Throughout the history of computing technology and the advent of the internet there have been many developments and contributions to digital information sharing. Previously we had discussed peer-to-peer file sharing and its impact on copyright infringement which is a relatively new phenomenon. In opposition, this idea of free data or file sharing came to mind in the early 1980’s when software programming became commoditized. Software programming until this point was primarily a free exchange market between scientific colleagues and the idea of having to pay for source codes extremely aggravated the MIT programmer Richard Stallman. Stallman, in response to this cultural shift had launched the GNU project. This project utilized the fundamentals of copyright law, but it was used in order to benefit and reduce restrictions on reuse to the public rather than confining them. Stallman developed a license on this principle using a word play on copyright and coined the term, “copyleft,” license. The, “copyleft,” license was a shear polar opposite of copyright restrictions and the term, “free software,” was initiated. This allowed users to run these forms of free or open-source software programs for any purpose with the freedoms to study and modify the programs in order, “to make improvements to the program,” according to Bruce Perens. This is significant to the public so the whole community benefits, under the strict licensing agreement that the source code must be kept open and shared in the public domain before compilation. Stallman defines free or open-source software with the following explanation: “Free software is a matter of liberty, not price. To understand the concept, you should think of ‘free’ as in ‘free speech’, not ‘free beer’”.

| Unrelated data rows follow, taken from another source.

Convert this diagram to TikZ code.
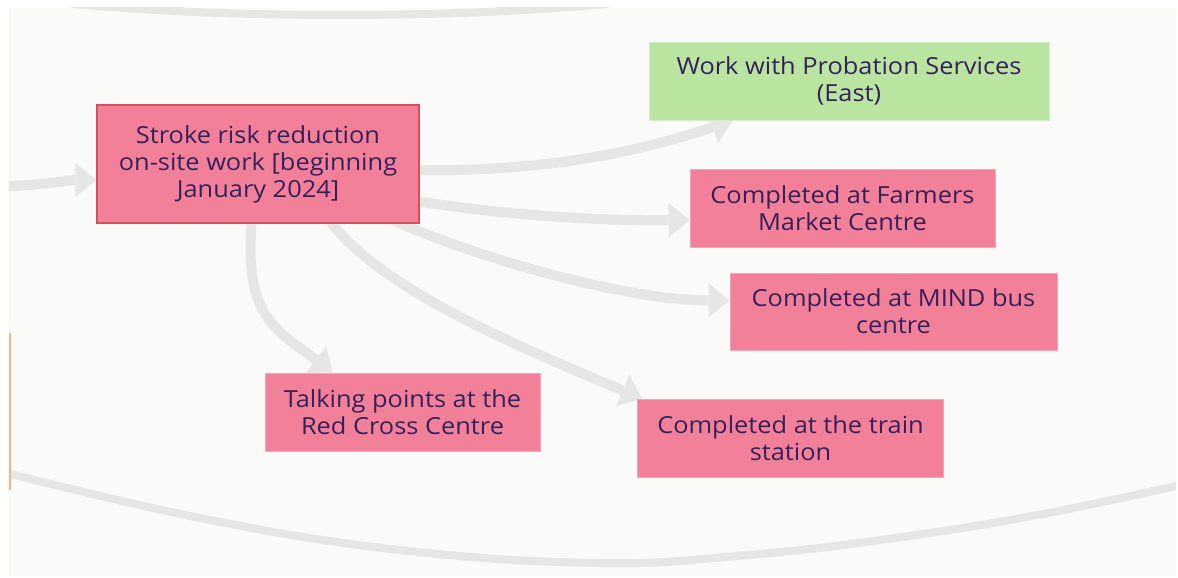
\documentclass[tikz,border=0pt]{standalone}
\usepackage{fontspec}
\setmainfont{Open Sans}[FakeStretch=1.08]
\usetikzlibrary{arrows.meta}

\definecolor{paper}{HTML}{FAFAF8}
\definecolor{trackgray}{HTML}{E6E6E4}
\definecolor{pinkfill}{HTML}{F28098}
\definecolor{pinkedge}{HTML}{F5A6B7}
\definecolor{keyedge}{HTML}{D2505C}
\definecolor{greenfill}{HTML}{B9E5A0}
\definecolor{greenedge}{HTML}{D2EEC2}
\definecolor{ink}{HTML}{36205A}
\definecolor{marker}{HTML}{F7B27F}

\pgfdeclarelayer{backdrop}
\pgfdeclarelayer{links}
\pgfsetlayers{backdrop,links,main}

\begin{document}
\begin{tikzpicture}[x=1pt,y=-1pt,
  card/.style={draw=pinkedge, line width=0.8pt, fill=pinkfill, text=ink,
    inner sep=0pt, align=center, font=\fontsize{23.5}{27}\selectfont},
  keycard/.style={card, draw=keyedge, line width=1.2pt},
  goalcard/.style={card, draw=greenedge, fill=greenfill},
  flow/.style={draw=trackgray, line width=10pt,
    -{Triangle[width=34pt,length=21pt,line width=0pt]}},
  track/.style={draw=trackgray, line width=8pt}]

\useasboundingbox (0,0) rectangle (1178,578);

% boxes
\node[keycard, minimum width=322pt, minimum height=118pt] (main) at (258,164)
  {Stroke risk reduction\\on-site work [beginning\\January 2024]};
\node[goalcard, minimum width=400pt, minimum height=78pt] (green) at (849,81)
  {Work with Probation Services\\(East)};
\node[card, minimum width=305pt, minimum height=78pt] (farmers) at (842.5,208)
  {Completed at Farmers\\Market Centre};
\node[card, minimum width=327pt, minimum height=77pt] (mind) at (893.5,311.5)
  {Completed at MIND bus\\centre};
\node[card, minimum width=275pt, minimum height=78pt] (redcross) at (402.5,412)
  {Talking points at the\\Red Cross Centre};
\node[card, minimum width=306pt, minimum height=78pt] (train) at (790.5,438)
  {Completed at the train\\station};

\coordinate (inlet) at (9,186);

% paper and passing tracks
\begin{pgfonlayer}{backdrop}
  \fill[white] (0,0) rectangle (1178,578);
  \fill[paper] (9,8) rectangle (1176,576);
  \begin{scope}
    \clip (9,8) rectangle (1176,576);
    \draw[track] (40,0) .. controls (200,20) and (480,20) .. (640,0);
    \draw[track] plot[smooth, tension=0.7] coordinates
      {(-5,470) (200,518) (400,550) (600,563) (748,555) (895,538) (1043,514) (1185,484)};
  \end{scope}
  \draw[marker, line width=1.5pt] (9.8,333) -- (9.8,490);
\end{pgfonlayer}

% connectors
\begin{pgfonlayer}{links}
  \draw[flow] (inlet) .. controls (45,185) and (70,180) .. ([yshift=-16pt]main.west);
  \draw[flow] ([xshift=-10pt,yshift=-6pt]main.east)
    .. controls (520,172) and (619,159) .. ([xshift=84pt]green.south west);
  \draw[flow] ([xshift=-10pt,yshift=-36pt]main.east)
    .. controls (500,215) and (600,221) .. ([yshift=-12pt]farmers.west);
  \draw[flow] ([xshift=-28pt,yshift=4pt]main.south east)
    .. controls (470,255) and (620,300) .. ([yshift=11pt]mind.west);
  \draw[flow] ([xshift=70pt,yshift=5pt]main.south)
    .. controls (380,290) and (522,348) .. ([xshift=5pt]train.north west);
  \draw[flow] ([xshift=-6pt,yshift=5pt]main.south)
    .. controls (243,318) and (277,330) .. ([xshift=68pt]redcross.north west);
\end{pgfonlayer}
\end{tikzpicture}
\end{document}
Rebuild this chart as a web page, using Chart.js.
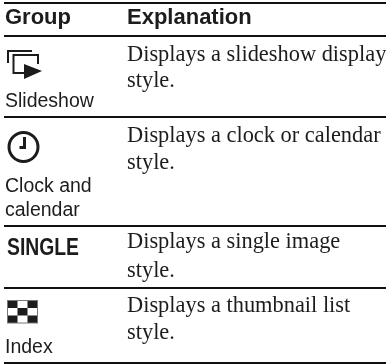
<!DOCTYPE html>
<html>
<head>
<meta charset="utf-8">
<style>
  html, body { margin: 0; padding: 0; background: #fff; }
  #wrap { width: 386px; height: 364px; }
  canvas { filter: blur(0.3px); }
</style>
<script src="https://cdn.jsdelivr.net/npm/chart.js@4"></script>
</head>
<body>
<div id="wrap"><canvas id="table-chart"></canvas></div>
<script>
const headers = ["Group", "Explanation"];
const groupLabels = [["Slideshow"], ["Clock and", "calendar"], [], ["Index"]];
const explanations = [
    ["Displays a slideshow display", "style."],
    ["Displays a clock or calendar", "style."],
    ["Displays a single image", "style."],
    ["Displays a thumbnail list", "style."]
];
const badgeText = "SINGLE";

// layout of the table, in page pixels (the scales below run 1:1)
const ruleRows = [3, 36, 117, 226, 288, 363];
const headerBaseline = 24;
const bodyBaselines = [[61, 87], [142, 169], [248, 277], [312, 339]];
const labelBaselines = [[107], [192, 216], [], [353]];
const groupX = 5;
const explanationX = 127;
const ink = "#1c1c1c";

function drawSlideshowIcon(ctx, x, y){
    ctx.lineWidth = 2;
    ctx.beginPath();
    ctx.moveTo(x(8), y(63));
    ctx.lineTo(x(8), y(51));
    ctx.lineTo(x(32), y(51));
    ctx.moveTo(x(25), y(73));
    ctx.lineTo(x(13.5), y(73));
    ctx.lineTo(x(13.5), y(55));
    ctx.lineTo(x(38), y(55));
    ctx.lineTo(x(38), y(64));
    ctx.stroke();
    ctx.beginPath();
    ctx.moveTo(x(24), y(64));
    ctx.lineTo(x(42), y(71));
    ctx.lineTo(x(24), y(79));
    ctx.closePath();
    ctx.fill();
}

function drawClockIcon(ctx, x, y){
    ctx.lineWidth = 3;
    ctx.beginPath();
    ctx.arc(x(23.5), y(147), 14.5, 0, Math.PI * 2);
    ctx.stroke();
    ctx.beginPath();
    ctx.moveTo(x(24.5), y(137));
    ctx.lineTo(x(24.5), y(149));
    ctx.moveTo(x(19.5), y(147.5));
    ctx.lineTo(x(26), y(147.5));
    ctx.stroke();
}

function drawIndexIcon(ctx, x, y){
    const left = x(7.5), top = y(300.5), cellW = 10, cellH = 7.5;
    ctx.fillRect(left, top, cellW * 3, cellH * 3);
    ctx.fillStyle = "#fff";
    ctx.fillRect(left + cellW, top, cellW, cellH);
    ctx.fillRect(left, top + cellH, cellW, cellH);
    ctx.fillRect(left + cellW * 2, top + cellH, cellW, cellH);
    ctx.fillRect(left + cellW, top + cellH * 2, cellW, cellH);
    ctx.fillStyle = ink;
    ctx.strokeStyle = "#777";
    ctx.lineWidth = 1;
    ctx.strokeRect(left, top, cellW * 3, cellH * 3);
    ctx.strokeStyle = ink;
}

const tablePlugin = {
    id: "tableText",
    afterDraw(chart){
        const { ctx } = chart;
        const x = v => chart.scales.x.getPixelForValue(v);
        const y = v => chart.scales.y.getPixelForValue(v);

        ctx.save();
        ctx.fillStyle = ink;
        ctx.strokeStyle = ink;
        ctx.textBaseline = "alphabetic";

        ctx.font = "bold 22px 'Liberation Sans'";
        ctx.fillText(headers[0], x(groupX), y(headerBaseline));
        ctx.fillText(headers[1], x(explanationX), y(headerBaseline));

        ctx.font = "22.4px 'Liberation Serif'";
        explanations.forEach((lines, row) => {
            lines.forEach((line, i) => ctx.fillText(line, x(explanationX), y(bodyBaselines[row][i])));
        });

        ctx.font = "19.5px 'Liberation Sans'";
        groupLabels.forEach((lines, row) => {
            lines.forEach((line, i) => ctx.fillText(line, x(groupX), y(labelBaselines[row][i])));
        });

        ctx.font = "bold 23.5px 'Liberation Sans Narrow', 'Liberation Sans'";
        ctx.fillText(badgeText, x(7), y(255), 72);

        drawSlideshowIcon(ctx, x, y);
        drawClockIcon(ctx, x, y);
        drawIndexIcon(ctx, x, y);
        ctx.restore();
    }
};

new Chart(document.getElementById("table-chart"), {
    type: "scatter",
    data: { datasets: [] },
    plugins: [tablePlugin],
    options: {
        responsive: true,
        maintainAspectRatio: false,
        animation: false,
        layout: { padding: { left: 4 } },
        plugins: { legend: { display: false }, tooltip: { enabled: false } },
        scales: {
            x: { type: "linear", min: 4, max: 386, display: false },
            y: {
                type: "linear",
                min: 0,
                max: 364,
                reverse: true,
                afterBuildTicks: axis => { axis.ticks = ruleRows.map(value => ({ value })); },
                ticks: { display: false },
                border: { display: false },
                grid: { color: "#111", lineWidth: 2, drawTicks: false }
            }
        }
    }
});
</script>
</body>
</html>
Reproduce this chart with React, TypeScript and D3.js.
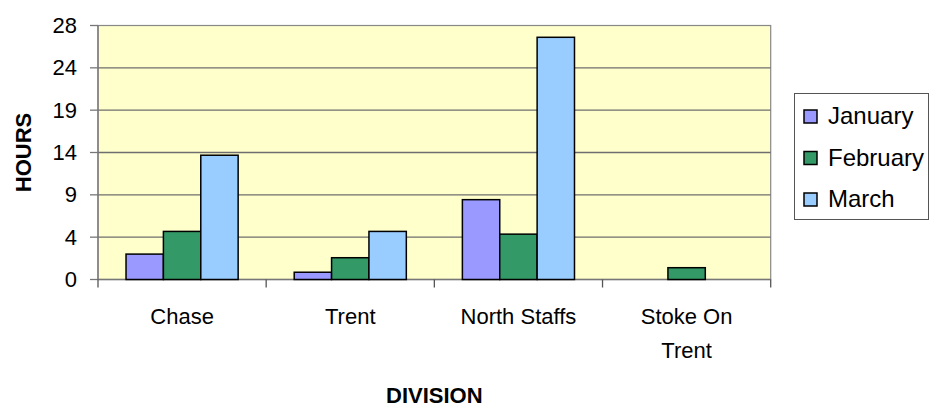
import React from "react";
import * as d3 from "d3";

const categories = ["Chase", "Trent", "North Staffs", "Stoke On Trent"];
const categoryLines = [["Chase"], ["Trent"], ["North Staffs"], ["Stoke On", "Trent"]];
const seriesNames = ["January", "February", "March"];
const january = [2.8, 0.8, 8.8, 0];
const february = [5.3, 2.4, 5.0, 1.3];
const march = [13.7, 5.3, 26.7, 0];
const seriesColors = ["#9999FF", "#339966", "#99CCFF"];
const tickLabels = ["0", "4", "9", "14", "19", "24", "28"];
const yMax = 28;

const W = 929;
const H = 407;
const plot = { left: 98, right: 770.7, top: 25.5, bottom: 279.5 };
const FONT = "'Liberation Sans', Arial, Helvetica, sans-serif";

export default function App() {
  const values = [january, february, march];
  const x0 = d3.scaleBand<string>().domain(categories).range([plot.left, plot.right]).padding(0);
  const x1 = d3
    .scaleBand<string>()
    .domain(seriesNames)
    .range([0, x0.bandwidth()])
    .paddingInner(0)
    .paddingOuter(0.75);
  const y = d3.scaleLinear().domain([0, yMax]).range([plot.bottom, plot.top]);
  const tickVals = tickLabels.map((_, i) => (i * yMax) / (tickLabels.length - 1));
  const boundaries = [...categories.map((c) => x0(c) as number), plot.right];

  return (
    <div style={{ position: "absolute", left: 0, top: 0 }}>
      <svg width={W} height={H} style={{ display: "block", fontFamily: FONT }}>
        <rect x={0} y={0} width={W} height={H} fill="#ffffff" />
        <rect
          x={plot.left}
          y={plot.top}
          width={plot.right - plot.left}
          height={plot.bottom - plot.top}
          fill="#FFFFCC"
          stroke="#888888"
          strokeWidth={1.2}
        />
        {tickVals.slice(1, -1).map((v, i) => (
          <line key={"g" + i} x1={plot.left} x2={plot.right} y1={y(v)} y2={y(v)} stroke="#6e6e6e" strokeWidth={1.3} />
        ))}
        {/* y axis */}
        <line x1={plot.left} x2={plot.left} y1={plot.top} y2={plot.bottom} stroke="#777777" strokeWidth={1.3} />
        {tickVals.map((v, i) => (
          <g key={"yt" + i}>
            <line x1={plot.left - 8} x2={plot.left} y1={y(v)} y2={y(v)} stroke="#777777" strokeWidth={1.3} />
            <text x={77} y={y(v) + 7.5} textAnchor="end" fontSize={22} fill="#000">
              {tickLabels[i]}
            </text>
          </g>
        ))}
        {/* x axis */}
        <line x1={plot.left} x2={plot.right} y1={plot.bottom} y2={plot.bottom} stroke="#777777" strokeWidth={1.3} />
        {boundaries.map((bx, i) => (
          <line key={"xt" + i} x1={bx} x2={bx} y1={plot.bottom} y2={plot.bottom + 8} stroke="#555555" strokeWidth={1.3} />
        ))}
        {/* bars */}
        {categories.map((c, ci) =>
          seriesNames.map((s, si) => {
            const v = values[si][ci];
            if (!v) return null;
            const bx = (x0(c) as number) + (x1(s) as number);
            return (
              <rect
                key={c + s}
                x={bx}
                y={y(v)}
                width={x1.bandwidth()}
                height={y(0) - y(v)}
                fill={seriesColors[si]}
                stroke="#000"
                strokeWidth={1.5}
              />
            );
          })
        )}
        {/* category labels */}
        {categories.map((c, ci) => (
          <text key={"cl" + ci} x={(x0(c) as number) + x0.bandwidth() / 2} textAnchor="middle" fontSize={22} fill="#000">
            {categoryLines[ci].map((ln, li) => (
              <tspan key={li} x={(x0(c) as number) + x0.bandwidth() / 2} y={324 + li * 34}>
                {ln}
              </tspan>
            ))}
          </text>
        ))}
        {/* axis titles */}
        <text x={(plot.left + plot.right) / 2} y={403} textAnchor="middle" fontSize={22} fontWeight="bold" fill="#000">
          DIVISION
        </text>
        <text
          transform={`translate(31, ${(plot.top + plot.bottom) / 2}) rotate(-90)`}
          textAnchor="middle"
          fontSize={22}
          fontWeight="bold"
          fill="#000"
        >
          HOURS
        </text>
        {/* legend */}
        <rect x={794.5} y={93.5} width={134} height={126} fill="#ffffff" stroke="#555555" strokeWidth={1} />
        {seriesNames.map((s, i) => {
          const base = 124 + i * 41.5;
          return (
            <g key={"lg" + s}>
              <rect x={804} y={base - 14} width={13} height={13} fill={seriesColors[i]} stroke="#000" strokeWidth={1.5} />
              <text x={828} y={base} fontSize={24} fill="#000">
                {s}
              </text>
            </g>
          );
        })}
      </svg>
    </div>
  );
}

An example of open-source software that I am highly familiar with is the Linux Operating System. Linux, unlike most operating systems is free, and is open to the user’s modification of the source code to better suit their needs. According to lecture, “Linux became very popular within the scientific and research communities in the 1990’s.” Because UB is a research focused institution, especially within the engineering department, Linux is the primary OS (operating system) in the engineering computer labs. I am familiar with this program because I recently took an intro to java programming course in the spring referred to as CSE113.
This system is great not only because it is free, but the individual user can alter the application programs to suit their individual needs or desires. I myself never altered the applications in Linux, but through Linux I was able to write my own source code for my own applications. The code that I wrote was in the program Dr. Java, which is an open-source software program itself. The department had altered the program and created its own classes for the students to better understand and execute the code. I had actually written six programs that semester, which were also open-source software programs that anyone had the ability to access and alter even after compilation. I found it to be highly interesting that I was able to write programs that were free, that are very similar to programs that people would ordinarily pay for. For instance I wrote a program that is capable of altering an image to any extent that an image can be manipulated. The program I wrote is very similar to Photoshop, but it is easier to use, and the source code was left available to any user who wanted to add methods of manipulation to the code. Another program that I wrote is a contact phonebook that has all the capabilities of any other cellular phonebook. The irony in this is that my cell phone runs a java program for its phonebook, which was paid for by Motorola, when they could have simply taken the program I wrote for free. This would have been a form of a gift economy, only without the concept of implicit reciprocation. The gift according to Peter Kollack, “Gift exchanges should not involve explicit bargaining or demands that the gift is reciprocated, but a relationship in which there is only giving and no receiving is unlikely to last.”
I feel that open-source software is highly beneficial to the public and holds very little drawback to the profits of paid software developers. I also believe that this software such as Linux and Dr. Java reduce the amount of copyright infringement taking place. This is a great idea because it allows people with the capability and knowledge to write source codes for programs and then distribute it to whomever they feel like. This eliminates the amount of, “theft, piracy, and copyright infringement” currently taking place and is also an established middle ground between the desires of both file sharers and tangible product developers.
Lackaff, Derek. (2007). Intro to the Internet: COM125. Lecture notes.
Kollack, Peter. (1999). The Economies of Online Cooperation: Gifts and Public Goods in Cyberspace. Communities in Cyberspace.
Perens, Bruce. (1999) Open Sources: Voices from the Open Source revolution. O’Reily Online Catalog.
Wikipedia, the free encyclopedia. (2007). Free Software. Wikipedia.